Esto explica, creo yo, el mal ánimo de la nota de Faverón, la rapidez con la que se entrega al improperio, lo fácil que le resulta moverse de cuestionar la calidad de la poesía de Álvarez a cuestionar el carácter y las motivaciones de la autora. En sus poemas y sus declaraciones públicas, Álvarez articula y defiende sus opciones como fieramente auténticas, y con ello cataloga, implícita y explícitamente, las opciones de muchos otros —académicos, jornaleros del lenguaje, poetas que de día son (somos) oficinistas— de su contrario. Lo que nos dice es que los inauténticos y los deshonestos somos todos los demás. La posibilidad de que esté en lo cierto produce ansiedad. Y la ansiedad nos obliga a gritar, por toda respuesta: “¡Posera!”
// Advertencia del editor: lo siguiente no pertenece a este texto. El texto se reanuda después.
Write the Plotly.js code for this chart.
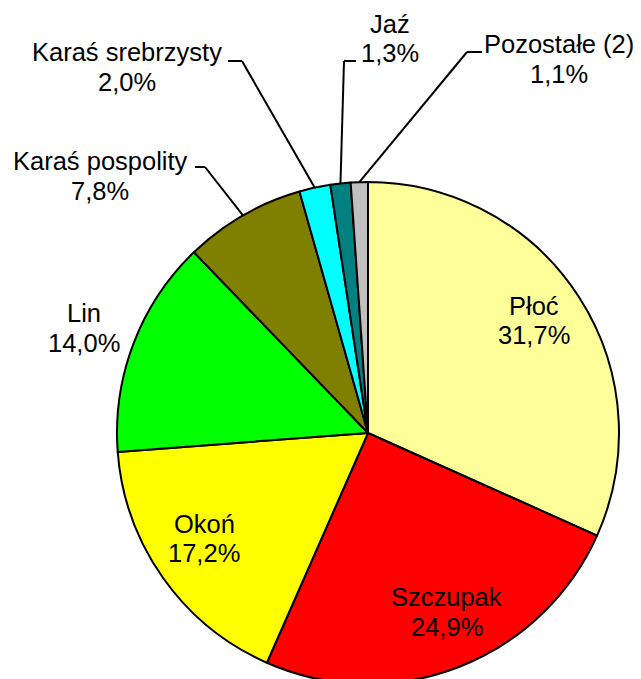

Quizás hemos llegado al punto en el que la ideología romántica de la literatura está pasando a hacerse un impensable. Quizá ya sólo podemos responder a sus demandas e interdicciones, que son las de Montserrat Álvarez, con escarnio e insultos, poniendo en tela de juicio las intenciones del mensajero en lugar de enzarzarnos en una conversación con el mensaje. Si es así, creo que se trata de una pérdida: se nos está yendo algo que ha sido, aunque incómodo, valioso y fructífero durante varios siglos en la literatura Occidental. En todo caso, la insistencia de Álvarez en ese reclamo de autenticidad me parece digna de ser bienvenida, y su visceral rechazo por parte de Faverón me parece sintomático, además de lamentable.